▶ **To be done**
Across the entries below, how many lines contain the word "this"? Give the number alone.

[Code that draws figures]
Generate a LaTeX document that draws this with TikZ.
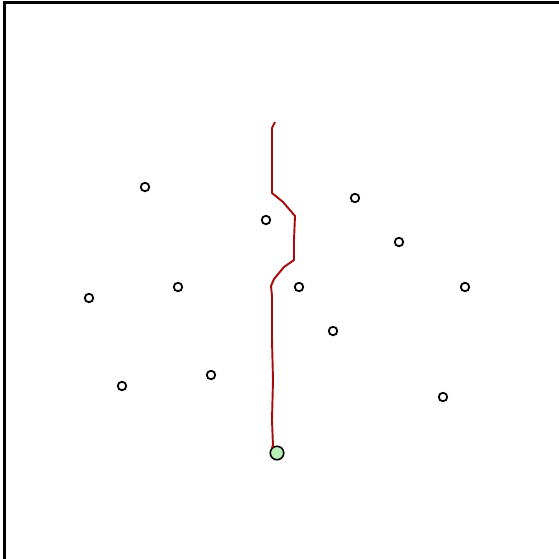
\documentclass[tikz,border=0pt]{standalone}
\definecolor{trail}{RGB}{165,12,12}
\definecolor{startfill}{RGB}{184,240,184}
\tikzset{
  site/.style={circle,draw,line width=1pt,fill=white,inner sep=0pt,minimum size=0.17cm},
  home/.style={circle,draw,line width=0.9pt,fill=startfill,inner sep=0pt,minimum size=0.27cm},
}
\begin{document}
\begin{tikzpicture}[x=0.02cm,y=-0.02cm]
  \useasboundingbox (0,0) rectangle (559,559);
  \clip (0,0) rectangle (559,559);
  \draw[line width=1.2pt] (4.5,2.5) rectangle (600,600);
  % sites
  \node[site] (s1) at (145,187) {};
  \node[site] (s2) at (266,220) {};
  \node[site] (s3) at (355,198) {};
  \node[site] (s4) at (399,242) {};
  \node[site] (s5) at (89,298) {};
  \node[site] (s6) at (178,287) {};
  \node[site] (s7) at (299,287) {};
  \node[site] (s8) at (465,287) {};
  \node[site] (s9) at (333,331) {};
  \node[site] (s10) at (122,386) {};
  \node[site] (s11) at (211,375) {};
  \node[site] (s12) at (443,397) {};
  % start and walk
  \node[home] (start) at (277,453) {};
  \coordinate (tip) at (275,122);
  \draw[trail,line width=1.1pt,line join=round] (tip) -- (272,128) -- (272,193)
    -- (283,202) -- (295,216) -- (294,240) -- (294,260) -- (284,267)
    -- (274,279) -- (271,286) -- (272,296) -- (272,340) -- (273,380)
    -- (272,420) -- (273,446) -- (start.north west);
\end{tikzpicture}
\end{document}
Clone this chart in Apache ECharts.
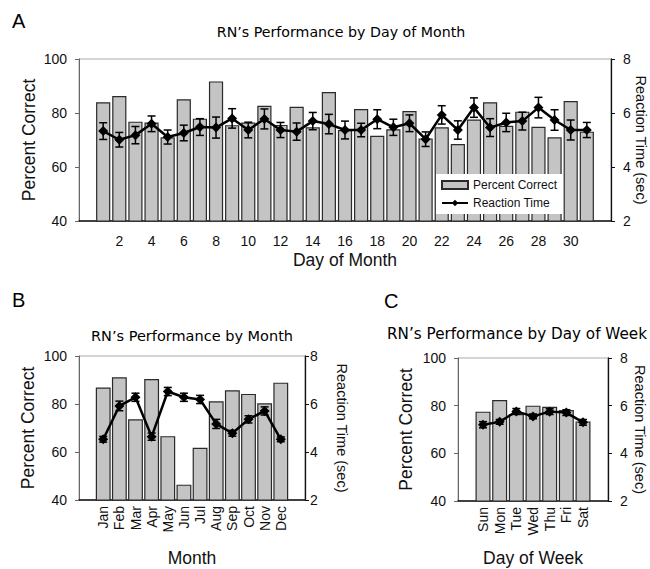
<!DOCTYPE html>
<html><head><meta charset="utf-8">
<script src="https://cdn.jsdelivr.net/npm/echarts@6/dist/echarts.min.js"></script>
<style>html,body{margin:0;padding:0;background:#fff}#c{width:650px;height:569px}</style>
</head><body><div id="c"></div>
<script>
// ---- Panel A: by day of month ----
const days = [1,2,3,4,5,6,7,8,9,10,11,12,13,14,15,16,17,18,19,20,21,22,23,24,25,26,27,28,29,30,31];
const pctDay = [84.0,86.3,76.8,76.5,71.0,85.1,77.9,91.7,75.5,76.5,82.7,75.6,82.3,74.7,87.8,73.7,81.5,71.6,74.0,80.7,70.6,74.7,68.5,77.6,84.0,75.3,80.5,74.9,71.0,84.4,73.1];
const rtDay = [5.33,5.01,5.18,5.60,5.11,5.26,5.48,5.46,5.80,5.37,5.78,5.37,5.31,5.70,5.59,5.37,5.37,5.77,5.47,5.62,5.03,5.93,5.37,6.20,5.46,5.65,5.70,6.20,5.74,5.37,5.37];
const rtDayErr = [0.31,0.27,0.32,0.29,0.26,0.29,0.31,0.39,0.36,0.29,0.37,0.28,0.32,0.32,0.36,0.33,0.25,0.35,0.30,0.31,0.27,0.34,0.34,0.36,0.33,0.34,0.33,0.38,0.38,0.37,0.28];
// ---- Panel B: by month ----
const months = ['Jan','Feb','Mar','Apr','May','Jun','Jul','Aug','Sep','Oct','Nov','Dec'];
const pctMonth = [86.9,91.1,73.6,90.4,66.6,46.4,61.8,81.1,85.7,84.2,80.3,88.9];
const rtMonth = [4.53,5.92,6.28,4.64,6.52,6.28,6.19,5.17,4.78,5.36,5.71,4.53];
const rtMonthErr = [0.12,0.20,0.17,0.15,0.17,0.17,0.17,0.19,0.12,0.15,0.17,0.10];
// ---- Panel C: by day of week ----
const weekdays = ['Sun','Mon','Tue','Wed','Thu','Fri','Sat'];
const pctWeek = [77.5,82.4,76.5,80.0,79.5,78.2,73.4];
const rtWeek = [5.20,5.32,5.76,5.55,5.75,5.71,5.30];
const rtWeekErr = [0.13,0.10,0.12,0.10,0.12,0.12,0.12];
// ---- axis ranges / tick labels ----
const pctTicks = [40,60,80,100];
const rtTicks = [2,4,6,8];

const FONT = 'Liberation Sans, Arial, Helvetica, sans-serif';
const TFONT = 'DejaVu Sans, Liberation Sans, sans-serif';
const BAR_FILL = '#c4c4c4';

const padCats = arr => [' '].concat(arr.map(String), ['  ']);
const padVals = arr => [null].concat(arr, [null]);
const errData = (vals, errs) => vals.map((v, i) => [i + 1, v, errs[i]]);

function errRender(params, api) {
  const x = api.value(0), y = api.value(1), e = api.value(2);
  const t = api.coord([x, y + e]), b = api.coord([x, y - e]);
  const hw = 4;
  const st = {stroke: '#000', lineWidth: 1.5};
  return {type: 'group', children: [
    {type: 'line', shape: {x1: t[0], y1: t[1], x2: b[0], y2: b[1]}, style: st},
    {type: 'line', shape: {x1: t[0]-hw, y1: t[1], x2: t[0]+hw, y2: t[1]}, style: st},
    {type: 'line', shape: {x1: b[0]-hw, y1: b[1], x2: b[0]+hw, y2: b[1]}, style: st}
  ]};
}

const grids = [
  {left: 79, top: 59, width: 532, height: 162},
  {left: 79, top: 356, width: 226, height: 144},
  {left: 458, top: 358, width: 150, height: 143}
].map(g => Object.assign({show: true, borderColor: '#aaa', borderWidth: 1, backgroundColor: 'transparent', outerBoundsMode: 'none', containLabel: false}, g));

function xAx(gi, cats, name, nameGap, rotated, interval) {
  return {
    type: 'category', gridIndex: gi, data: cats,
    axisLine: {show: true, lineStyle: {color: '#111', width: 1.5}},
    axisTick: {show: false},
    axisLabel: rotated ? {rotate: 90, fontSize: 14, fontFamily: FONT, color: '#111', margin: 6, interval: 0}
                       : {fontSize: 14, fontFamily: FONT, color: '#111', margin: 13, interval: interval},
    name: name, nameLocation: 'middle', nameGap: nameGap, nameMoveOverlap: false,
    nameTextStyle: {fontSize: 17.5, fontFamily: FONT, color: '#111'}
  };
}
function yLeft(gi, nameGap) {
  return {
    type: 'value', gridIndex: gi, position: 'left',
    min: pctTicks[0], max: pctTicks[pctTicks.length-1], interval: pctTicks[1]-pctTicks[0],
    axisLine: {show: true, lineStyle: {color: '#666', width: 1}},
    axisTick: {show: true, length: 4, lineStyle: {color: '#666'}},
    splitLine: {show: false},
    axisLabel: {fontSize: 14, fontFamily: FONT, color: '#111', margin: 12},
    name: 'Percent Correct', nameLocation: 'middle', nameRotate: 90, nameGap: nameGap, nameMoveOverlap: false,
    nameTextStyle: {fontSize: 17.5, fontFamily: FONT, color: '#111'}
  };
}
function yRight(gi, nameGap, margin) {
  return {
    type: 'value', gridIndex: gi, position: 'right',
    min: rtTicks[0], max: rtTicks[rtTicks.length-1], interval: rtTicks[1]-rtTicks[0],
    axisLine: {show: true, lineStyle: {color: '#111', width: 1.3}},
    axisTick: {show: true, length: 4, lineStyle: {color: '#111'}},
    splitLine: {show: false},
    axisLabel: {fontSize: 14, fontFamily: FONT, color: '#111', margin: margin},
    name: 'Reaction Time (sec)', nameLocation: 'middle', nameRotate: -90, nameGap: nameGap, nameMoveOverlap: false,
    nameTextStyle: {fontSize: 14.5, lineHeight: 14, fontFamily: FONT, color: '#111'}
  };
}
const barStyle = {color: BAR_FILL, borderColor: '#2a2a2a', borderWidth: 1.2};
function barS(name, xi, yi, vals, gap) {
  return {type: 'bar', name: name, xAxisIndex: xi, yAxisIndex: yi, data: padVals(vals),
    barCategoryGap: gap, itemStyle: barStyle, z: 2};
}
function lineS(name, xi, yi, vals) {
  return {type: 'line', name: name, xAxisIndex: xi, yAxisIndex: yi, data: padVals(vals),
    symbol: 'diamond', symbolSize: 10, showSymbol: true,
    lineStyle: {color: '#000', width: 2.5}, itemStyle: {color: '#000'}, z: 4};
}
function errS(xi, yi, vals, errs) {
  return {type: 'custom', xAxisIndex: xi, yAxisIndex: yi, data: errData(vals, errs),
    encode: {x: 0, y: 1}, renderItem: errRender, z: 3, silent: true};
}

const txt = (text, x, y, size, align, family) => ({type: 'text', x: x, y: y,
  style: {text: text, fontSize: size, fontFamily: family || FONT, fill: '#000', align: align || 'left', verticalAlign: 'top'}});

const option = {
  animation: false,
  backgroundColor: '#fff',
  grid: grids,
  xAxis: [
    xAx(0, padCats(days), 'Day of Month', 30, false, (i) => i > 0 && i < days.length + 1 && i % 2 === 0),
    xAx(1, padCats(months), 'Month', 49, true),
    xAx(2, padCats(weekdays), 'Day of Week', 48, true)
  ],
  yAxis: [
    yLeft(0, 41), yRight(0, 23, 12),
    yLeft(1, 42), yRight(1, 30, 5),
    yLeft(2, 43), yRight(2, 25, 12)
  ],
  legend: {
    left: 436, top: 174, orient: 'vertical', backgroundColor: '#fff',
    padding: [5, 5, 5, 5], itemGap: 6, itemWidth: 26, itemHeight: 8,
    textStyle: {fontSize: 12, fontFamily: FONT, color: '#111'},
    data: [{name: 'Percent Correct', icon: 'rect'}, {name: 'Reaction Time'}],
    selectedMode: false, z: 10
  },
  graphic: [
    txt('A', 12, 11, 20),
    txt('B', 12, 290, 20),
    txt('C', 384, 291, 20),
    txt('RN\u2019s Performance by Day of Month', 341, 25, 14.2, 'center', TFONT),
    txt('RN\u2019s Performance by Month', 192, 328, 14.5, 'center', TFONT),
    txt('RN\u2019s Performance by Day of Week', 517, 326, 15.2, 'center', TFONT)
  ],
  series: [
    barS('Percent Correct', 0, 0, pctDay, '12%'),
    lineS('Reaction Time', 0, 1, rtDay),
    errS(0, 1, rtDay, rtDayErr),
    barS('Percent Correct by Month', 1, 2, pctMonth, '8%'),
    lineS('Reaction Time by Month', 1, 3, rtMonth),
    errS(1, 3, rtMonth, rtMonthErr),
    barS('Percent Correct by Weekday', 2, 4, pctWeek, '10%'),
    lineS('Reaction Time by Weekday', 2, 5, rtWeek),
    errS(2, 5, rtWeek, rtWeekErr)
  ]
};
const chart = echarts.init(document.getElementById('c'), null, {renderer: 'svg'});
chart.setOption(option);
</script></body></html>
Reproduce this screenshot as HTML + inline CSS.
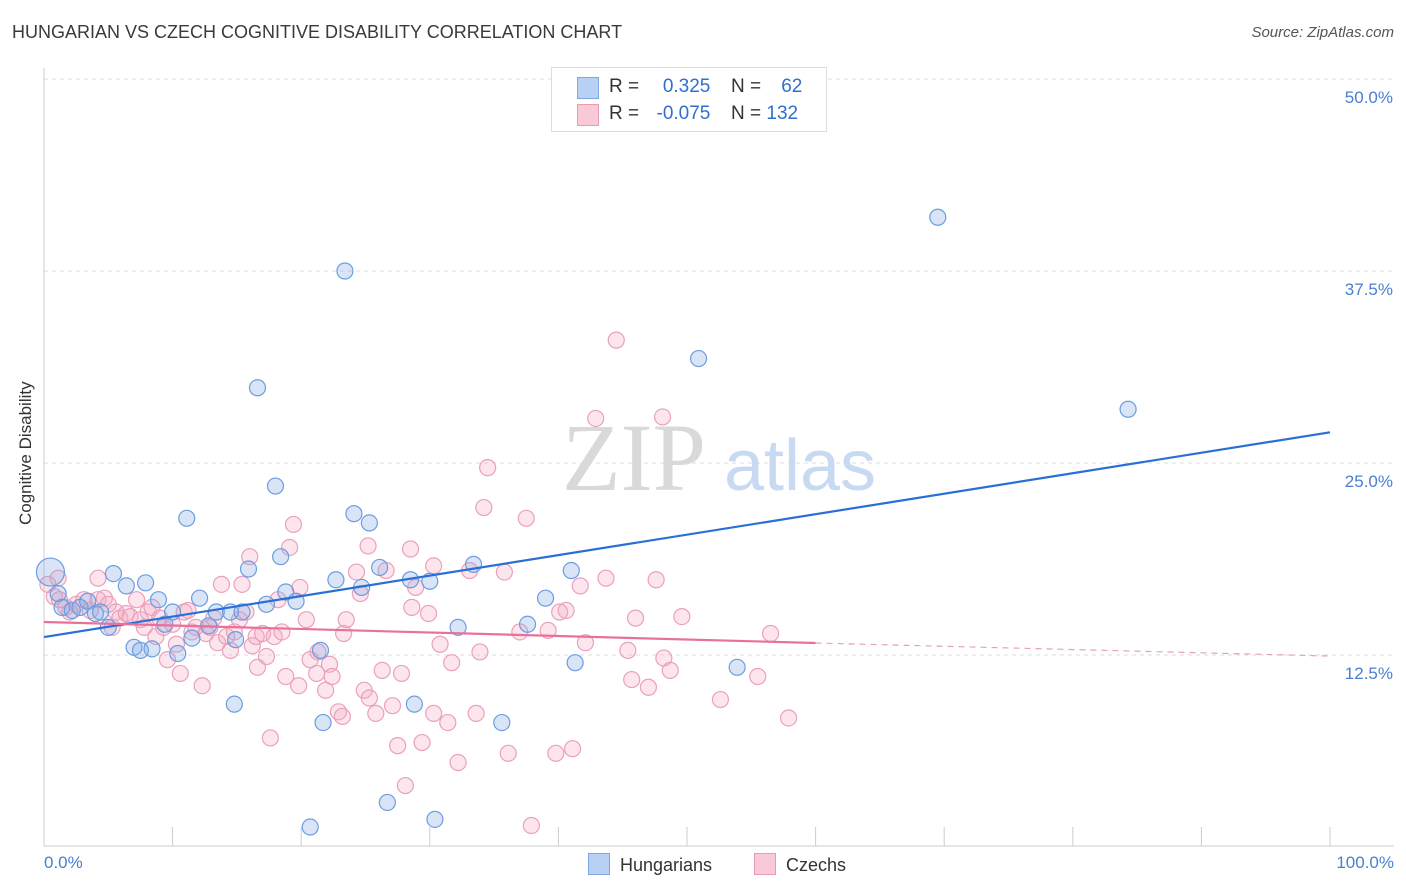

▶ **Exercise answer**
3